Ирина, врач наркологического диспансера, стаж работы 8 лет: Наркология в Петербурге – одна из немногих меди-цинских сфер, где большинство руководителей подразделений не хотят появления федеральной программы по борьбе с наркоманией и алкоголизмом. Кардиологи, онкологи – все хотят, потому что за этим обычно следует финансирование. Наркологи же говорят, что город создал эффективную программу, которую нет смысла ломать. На самом же деле в этом случае они просто не смогут столько зарабатывать.
Например, с наркологией тесно связано лечение и профилактика ВИЧ. Несколько лет назад комплектов антиретровирусной терапии в городе не хватало, некоторые центры получали из Смольного финансирование из расчета 12 тысяч долларов за годовой курс. Это бешеная цена, даже при заказе лекарств за границей это было не дороже 8 тысяч, а оптовикам в лице государственных медучреждений намного дешевле. Некоторые наркологи жировали. А когда в Петербург пришла программа «Глобус: Глобальное объединение усилий против СПИДа» и привезла 300 бесплатных комплектов в год, появилось коллективное письмо, призывающее не пускать «Глобус», чтобы… не позориться с нашими наркоманами перед международным сообществом.
Борис, фельдшер «скорой помощи», стаж работы 4 года: Про нас много вранья всякого. Якобы если не заплатить нам денег, мы не поедем вас спасать. Якобы в чемоданчике врача предусмотрены все необходимые лекарства бесплатно, а мы их пытаемся продать за деньги. Якобы мы обираем находящихся в бессознательном состоянии пациентов. Может, кто-то с такими вещами и сталкивался, но это не имеет характера системы.

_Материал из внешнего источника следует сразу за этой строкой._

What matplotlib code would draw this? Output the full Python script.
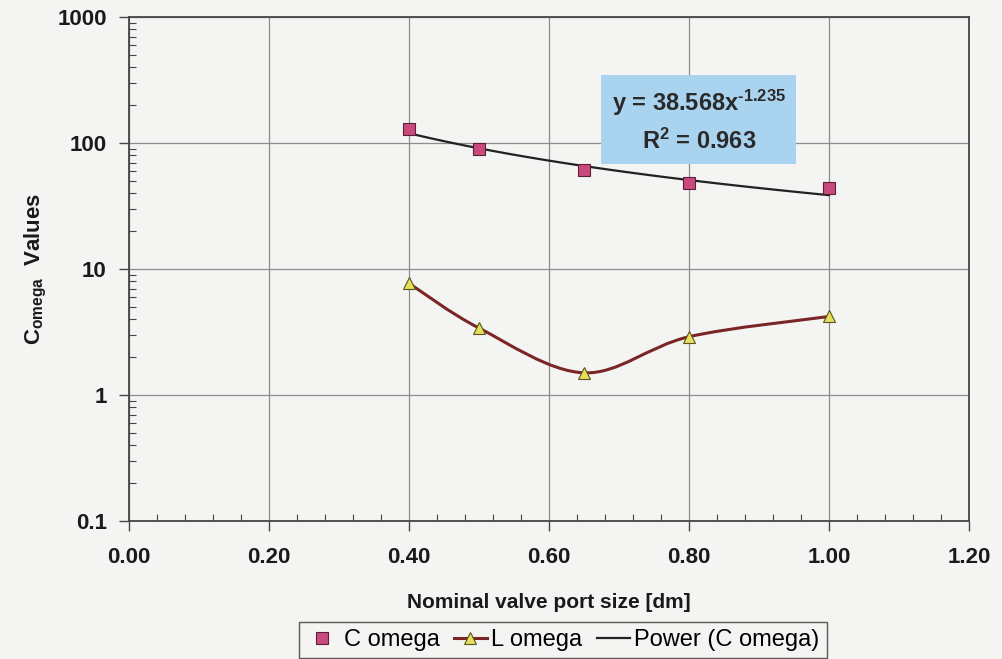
import numpy as np
import matplotlib
matplotlib.use("Agg")
import matplotlib.pyplot as plt
from matplotlib.path import Path
from matplotlib.patches import PathPatch
from matplotlib.lines import Line2D
from matplotlib.ticker import FixedLocator, MultipleLocator, LogLocator, NullFormatter

plt.rcParams["font.family"] = ["Liberation Sans", "DejaVu Sans"]
plt.rcParams["mathtext.fontset"] = "custom"
plt.rcParams["mathtext.rm"] = "Liberation Sans:bold"
plt.rcParams["mathtext.it"] = "Liberation Sans:bold"
plt.rcParams["mathtext.bf"] = "Liberation Sans:bold"

# ---- data ----
port_size = [0.40, 0.50, 0.65, 0.80, 1.00]
c_omega   = [129, 90, 61, 48, 44]
l_omega   = [7.7, 3.4, 1.5, 2.9, 4.2]

# power trendline fitted to C omega
fit_coef = 38.568
fit_exp  = -1.235
fit_r2   = 0.963

x_ticks   = [0.0, 0.2, 0.4, 0.6, 0.8, 1.0, 1.2]
y_ticks   = [0.1, 1, 10, 100, 1000]
y_labels  = ["0.1", "1", "10", "100", "1000"]

BG        = "#f4f4f2"
C_FACE    = "#c94a7c"
C_EDGE    = "#5a2035"
L_LINE    = "#7a2626"
L_FACE    = "#e6df5a"
L_EDGE    = "#5a5520"
GRID      = "#8c8c8c"
SPINE     = "#454545"


def smooth_path(xs, ys):
    """Smoothed line through the points: cubic Bezier segments in (x, log10 y)."""
    p = np.column_stack([xs, np.log10(ys)])
    n = len(p)
    verts = [p[0]]
    codes = [Path.MOVETO]
    for i in range(n - 1):
        prev = p[i - 1] if i > 0 else p[i]
        nxt = p[i + 2] if i + 2 < n else p[i + 1]
        c1 = p[i] + (p[i + 1] - prev) / 6.0
        c2 = p[i + 1] - (nxt - p[i]) / 6.0
        verts += [c1, c2, p[i + 1]]
        codes += [Path.CURVE4] * 3
    return Path(verts, codes)


fig = plt.figure(figsize=(10.03, 6.59), dpi=100, facecolor=BG)
ax = fig.add_axes([0.1286, 0.2094, 0.8375, 0.7648], facecolor=BG)

ax.set_xscale("linear")
ax.set_yscale("log")
ax.set_xlim(0.0, 1.2)
ax.set_ylim(0.1, 1000)

# gridlines and ticks
ax.xaxis.set_major_locator(FixedLocator(x_ticks))
ax.xaxis.set_minor_locator(MultipleLocator(0.04))
ax.yaxis.set_major_locator(FixedLocator(y_ticks))
ax.yaxis.set_minor_locator(LogLocator(base=10, subs=np.arange(2, 10)))
ax.yaxis.set_minor_formatter(NullFormatter())
ax.set_xticklabels([f"{v:.2f}" for v in x_ticks])
ax.set_yticklabels(y_labels)
ax.grid(True, which="major", color=GRID, lw=0.9)
ax.set_axisbelow(True)

ax.tick_params(which="major", direction="out", length=7, width=1.0, color=SPINE,
               labelsize=16)
ax.tick_params(axis="x", which="major", pad=12)
ax.tick_params(axis="y", which="major", pad=9)
ax.tick_params(which="minor", direction="in", length=5, width=0.8, color=SPINE)
for lbl in ax.get_xticklabels() + ax.get_yticklabels():
    lbl.set_fontweight("bold")
    lbl.set_color("#1a1a1a")
for s in ax.spines.values():
    s.set_color(SPINE)
    s.set_linewidth(1.3)

# L omega: smoothed line through points
lpath = smooth_path(port_size, l_omega)
ax.add_patch(PathPatch(lpath, transform=ax.transLimits + ax.transAxes,
                       facecolor="none", edgecolor=L_LINE, lw=2.2, zorder=3))
ax.plot(port_size, l_omega, ls="none", marker="^", ms=8, mfc=L_FACE,
        mec=L_EDGE, mew=0.8, zorder=4)

# power trendline
xf = np.linspace(port_size[0], port_size[-1], 120)
ax.plot(xf, fit_coef * xf ** fit_exp, color="#222222", lw=1.6, zorder=3)

# C omega markers
ax.plot(port_size, c_omega, ls="none", marker="s", ms=8, mfc=C_FACE,
        mec=C_EDGE, mew=0.8, zorder=5)

# trendline equation
eq = (f"y = {fit_coef:.3f}x$^{{\\text{{{fit_exp:.3f}}}}}$\n"
      f"R$^2$ = {fit_r2:.3f}")
ax.text(0.814, 150, eq, ha="center", va="center", fontsize=17, fontweight="bold",
        color="#2a2a2a", linespacing=1.5, zorder=6,
        bbox=dict(boxstyle="square,pad=0.45", facecolor="#a9d3ef", edgecolor="none"))

ax.set_xlabel("Nominal valve port size [dm]", fontsize=15, fontweight="bold",
              labelpad=18, color="#1a1a1a")
ax.set_ylabel(r"C$_{\mathrm{omega}}$  Values", fontsize=16, fontweight="bold",
              labelpad=6, color="#1a1a1a")

handles = [
    Line2D([], [], ls="none", marker="s", ms=8, mfc=C_FACE, mec=C_EDGE, mew=0.8),
    Line2D([], [], color=L_LINE, lw=2.2, marker="^", ms=8, mfc=L_FACE, mec=L_EDGE, mew=0.8),
    Line2D([], [], color="#222222", lw=1.6),
]
leg = fig.legend(handles, ["C omega", "L omega", "Power (C omega)"],
                 loc="upper center", bbox_to_anchor=(0.561, 0.074), ncol=3,
                 fontsize=17, frameon=True, fancybox=False, handlelength=1.4,
                 handletextpad=0.2, columnspacing=0.6, borderpad=0.3)
leg.get_frame().set_edgecolor("#333333")
leg.get_frame().set_facecolor(BG)
leg.get_frame().set_linewidth(1.0)

fig.savefig("out.png", dpi=100, facecolor=BG)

Конечно, в нашей службе тоже есть отморозки. Один доктор приходил на дежурство с огромной сумкой. Первое же сообщение о серьезной аварии, и он летел на место, чтобы прибыть раньше милиции и успеть поживиться вещами. Практикант, который ездил в этой бригаде, был потрясен: женщина при столкновении выбила головой лобовое стекло, ей зажало ноги. Когда приехала «скорая», она смогла предъявить полис от солидной корпорации, по которому ее обязаны везти в определенную клинику. Наш доктор сказал, что бесплатно ее не повезет, и взял три тысячи. Порой человека с переломом везли в клинику, а по дороге останавливались у банкомата, чтобы он снял деньги.